PCC Coppinger said: “Nationally there is evidence that multi-agency Anti-Slavery Networks have a positive impact on combatting and preventing modern slavery and human trafficking and having such a network in place is recognised as good practice.

“Aligning with our Police and Crime Plan, the establishment of an Anti-Slavery Network will help the Force and stakeholders work collectively and collaboratively to prevent, identify, disrupt and eradicate modern slavery in all its forms and will result in Cleveland being a safer and happier place to live.”

Work to establish the network comes on the back of other great strides being made in the region, including a recent ‘Hope for justice’ modern day slavery training course for police officers and partner agencies. The course was attended by almost 200 frontline police officers, senior detectives and staff from partner originations.

Mr Coppinger added: “Tackling modern day slavery is not just about police officers, we must all come together as a community if we are to make a real difference.

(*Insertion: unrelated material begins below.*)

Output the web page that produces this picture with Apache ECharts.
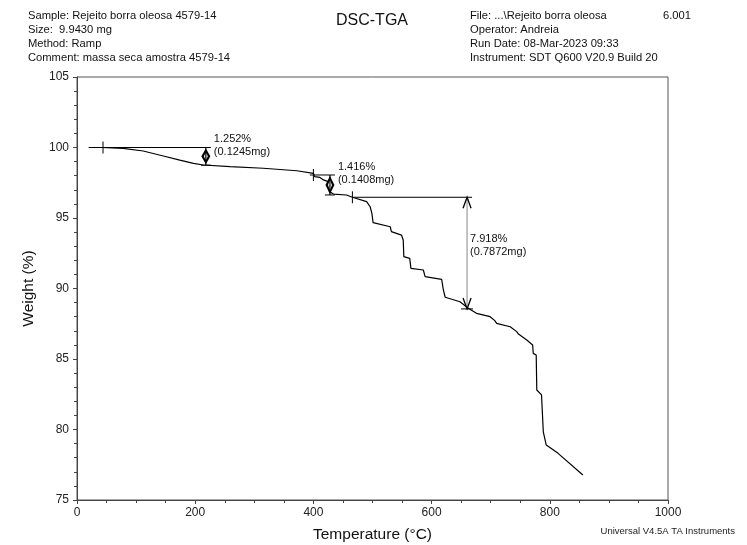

That is what we are doing in Cleveland and that is what I will continue to work for both regionally and nationally.”

This week also sees the publication of a national report into the issue of modern day slavery by Her Majesty’s Inspectorate of Constabulary and Fire and Rescue Services (HMICFRS).

Cleveland Police Assistant Chief Constable Adrian Roberts said: “The HMICFRS report published today relates to an assessment in 2016 and it is fair to say that a great deal of work has been done since then to develop our understanding of this type of crime, our response to it, and most importantly our ability to protect some of the most vulnerable people in our communities.

“Our region was the first to employ a Regional Co-ordinator dedicated to Modern Slavery and Human Trafficking as part of a National Police Transformation Unit initiative and we have a new detective post within the Vulnerability Unit to focus on all forms of Modern Slavery, Human Trafficking and Child Sexual Exploitation.”

“We have been part of work, coordinated both locally and regionally, to improve our understanding of this issue and develop our responses to it. Although we still have much work to do, we have also made significant progress and I’d like to thank our Police and Crime Commissioner for leading the way in bringing our communities together to work with police on these important issues.”